Ils l’assurent en tout cas pointant le fait que les revenus d’Uber ne sont pas taxés et partent dans sa filiale aux Pays-Bas. La société fait certainement de l’optimisation fiscale mais ses revenus (et non ses bénéfices) ne représentent que 20% de la somme facturée à l’utilisateur, soit la commission prélevée sur le paiement de la course. Le reste, l’argent encaissé par le chauffeur, est déclaré pour la bonne et simple raison que les paiements s’effectuent par carte bancaire. Et ce que ce soit Uber X (le service de VTC) ou Uber Pop. Il n’y a jamais d’espèce dans ces véhicules. Ce qui est le plus souvent le cas dans les taxis dont seule une minorité acceptent de posséder un terminal de paiement... Et le compteur qui tourne à l’avant du véhicule ne garantit évidemment pas que la somme sera déclaré. Le fisc, à la différence de ce qui se pratique dans certains pays comme l’Allemagne, n’a pas accès à ces appareils qui se contentent d'établir le montant de chaque course. 

4. Le service Uber est-il légal en France ?

La profession de VTC n’est pas interdite. Les chauffeurs professionnels qui ne possèdent pas de licence de stationnement ne peuvent pas marauder soit prendre des clients dans la rue. A part ça pas de problème pour eux. En revanche, l’application UberPOP n’est, elle, pas légale en France et ce depuis la loi Thèvenoud entrée en vigueur le 1er janvier 2015. Pourquoi alors le patron d’Uber France assurait cette semaine sur BFMBusiness qu’UberPOP allait continuer? Parce que la société américaine a engagé des recours auprès de la justice et dans l’attente d’une décision du Conseil constitutionnel, la cour de cassation refuse de suspendre le service.

5. Les chauffeurs Uber sont-ils assurés ?

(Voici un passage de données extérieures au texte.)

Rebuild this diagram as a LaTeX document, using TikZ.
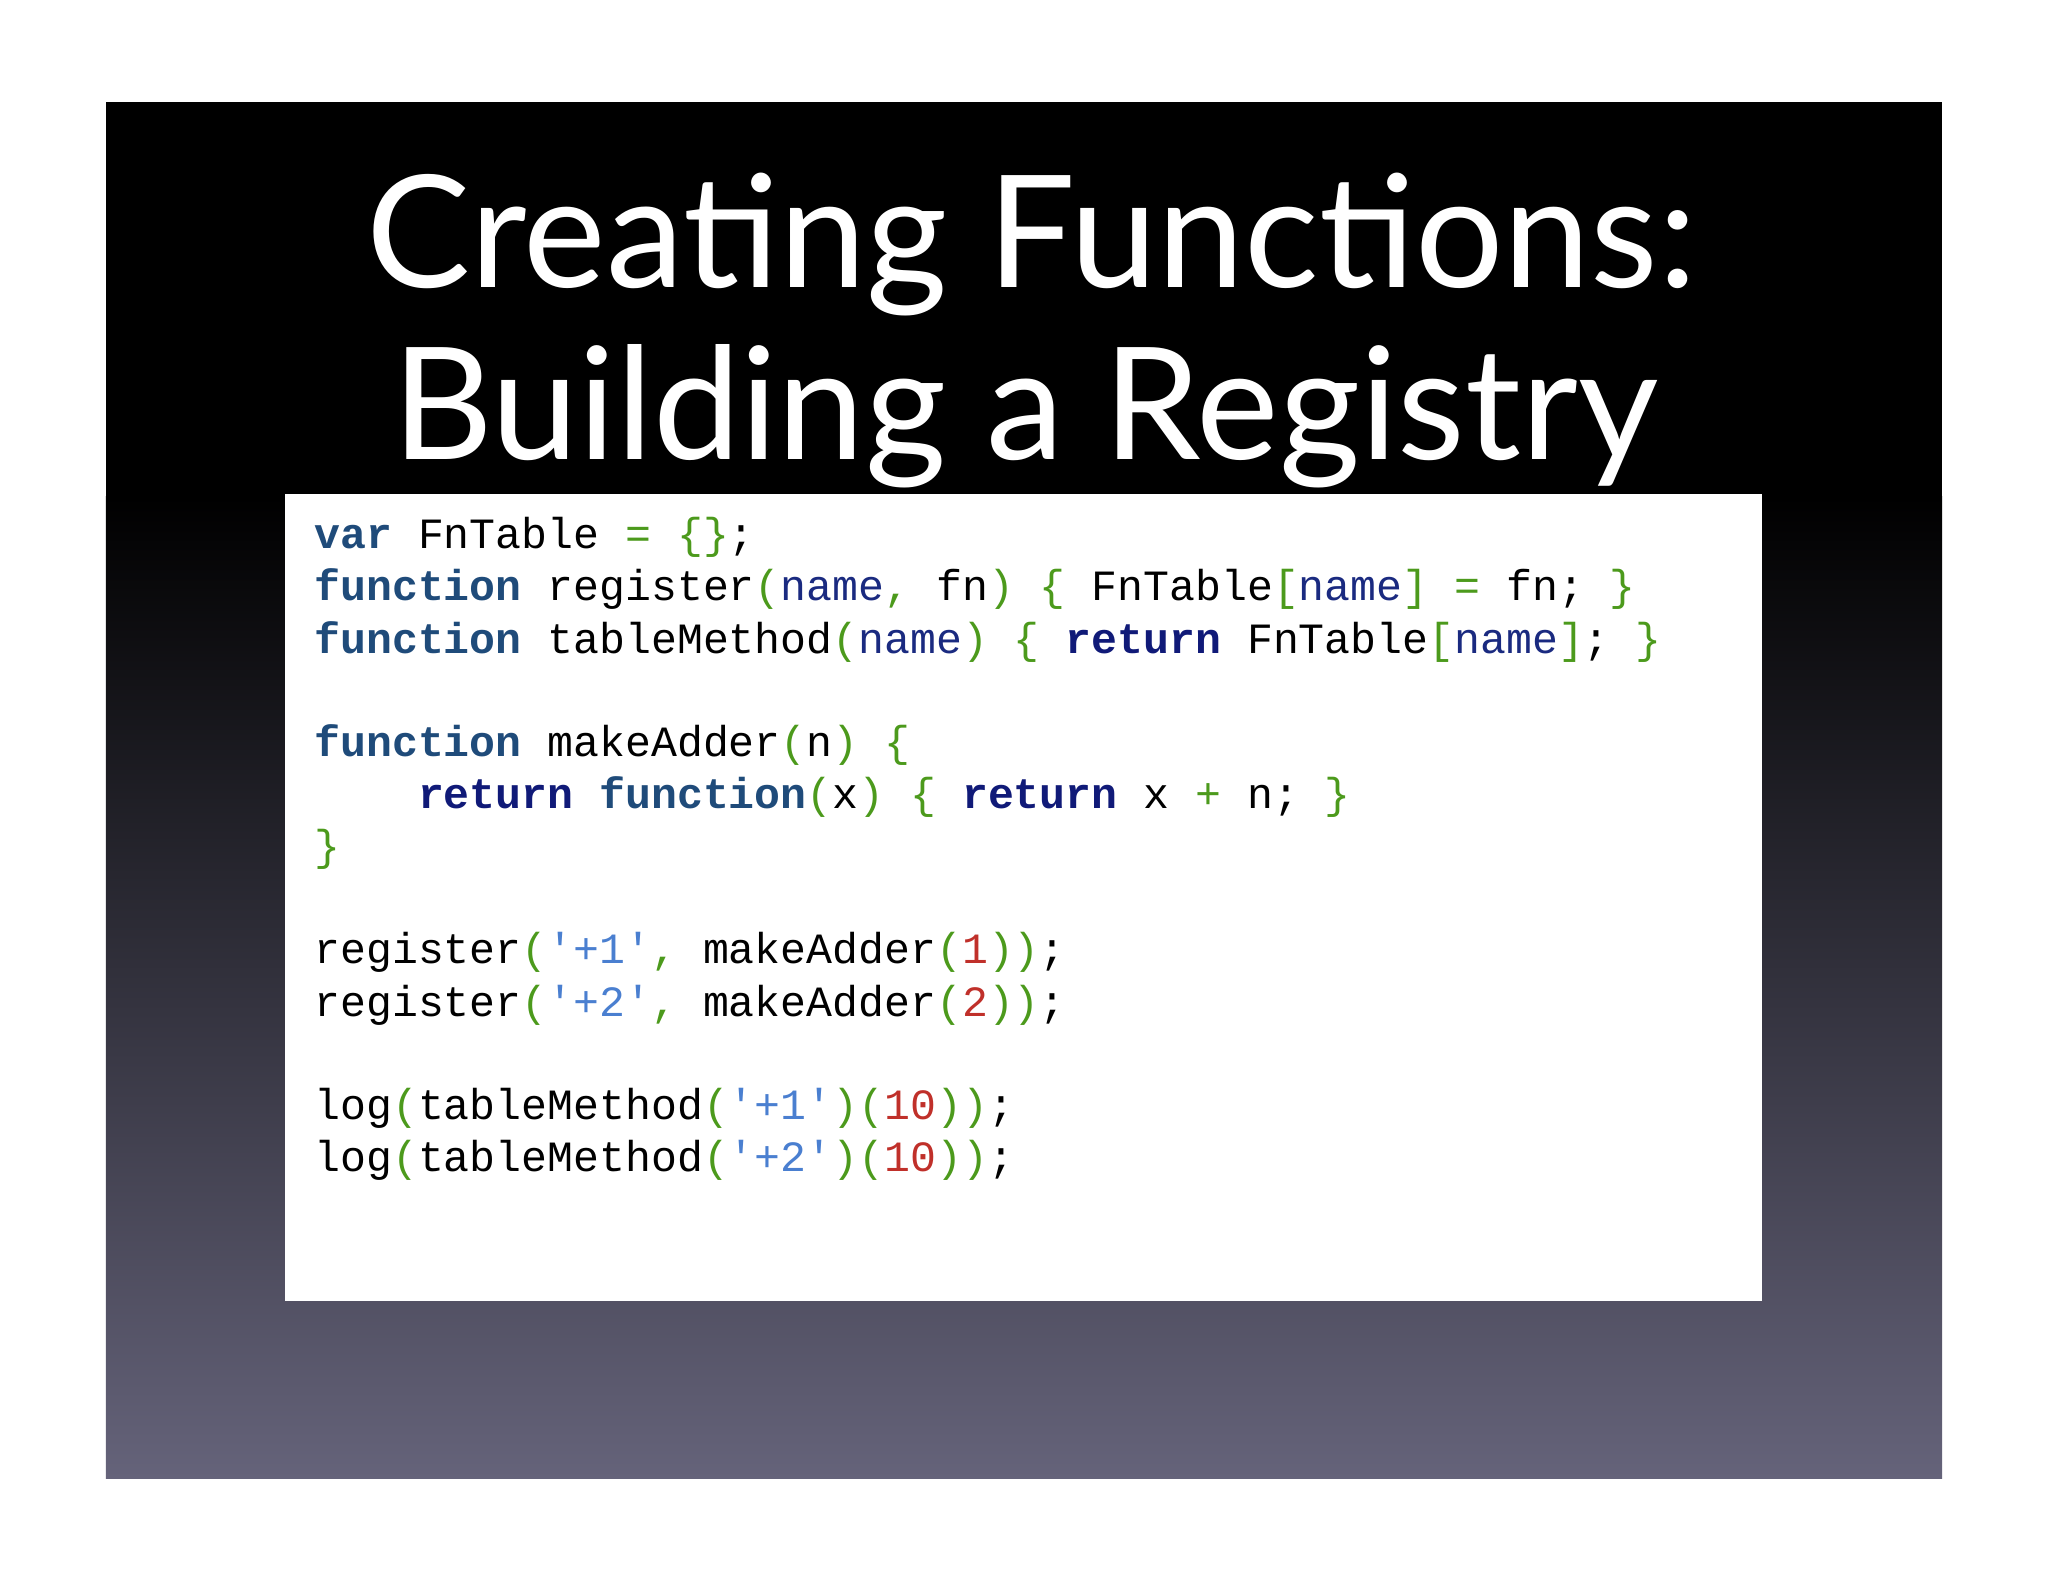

Ça fait partie des principales critiques des taxis. Les passagers prennent des risquent en prenant un VTC. Encore une fois il convient de distinguer les VTCistes professionnels des chauffeurs occasionnels d’UberPOP. Les premiers ont la même couverture que les taxis : leur assurance responsabilité civile circulation et exploitation couvre les dégâts matériels et les dommages aux personnes transportées. En revanche c’est plus complexe pour les UberPOP. Ces derniers ne sont pas couverts pour leurs passagers sauf s’ils prennent le statut d’autoentrepreneur (Uber les oblige à le faire mais ne vérifierait pas) qui leur permet de prendre une assurance en responsabilité civile professionnelle. Ce que tous ne font pas.

Le numerus clausus des taxis, un péché originel qui date de 1937

Pour le comprendre il faut remonter à la crise de 1929. Durement touché par le chômage, des nombreux Français se précipitent vers la profession de taxi (alors totalement libre) et leur nombre passe de 15.000 en 1923 à 25.000 en 1932. Or, en 1934, des grèves de taxis suite à la hausse du prix du carburant font deux morts dans la profession et le Front Populaire légifère en 1937 et instaure le fameux numerus clausus qui limite le nombre de taxis à 14.000 afin d’assurer un minimum de rentabilité au secteur. Elle crée aussi la police des taxis, les fameux Boers.

Les licences sont gratuites mais déjà peu nombreuses et les chauffeurs qui souhaitent s’installer commencent à payer des dessous de table délicieusement baptisés "pas de portière" à des taxis souhaitant se retirer. Une pratique initialement illégale mais tellement répandue qu’en 1963 la Cour de cassation, saisie, l’autorise. Cette autorisation obtient force de loi en 1995. Le législateur autorise alors sous certaines conditions le titulaire d’une licence à présenter à présenter à l’autorité compétente un successeur à titre onéreux. Depuis le prix de la licence n’a pas cessé d’augmenter.

Les tarifs des taxis ont explosé en 7 ans

Si les usagers se tournent de plus en plus vers les services du type UberPOP c’est que le taxi ça devient de plus en plus cher. Selon le magazine Challenges, depuis six ans, les tarifs (qui sont décidés par le législateur) ont augmenté nettement plus vite que l’inflation. La hausse atteint 22,75% depuis 2008 quand le même temps le Smic progressait d’à peine 11,1%. Au final, calcule l’hebdomadaire, la même course facturée 50 euros le 1er février 2008, coûte 61,4 euros en 2015.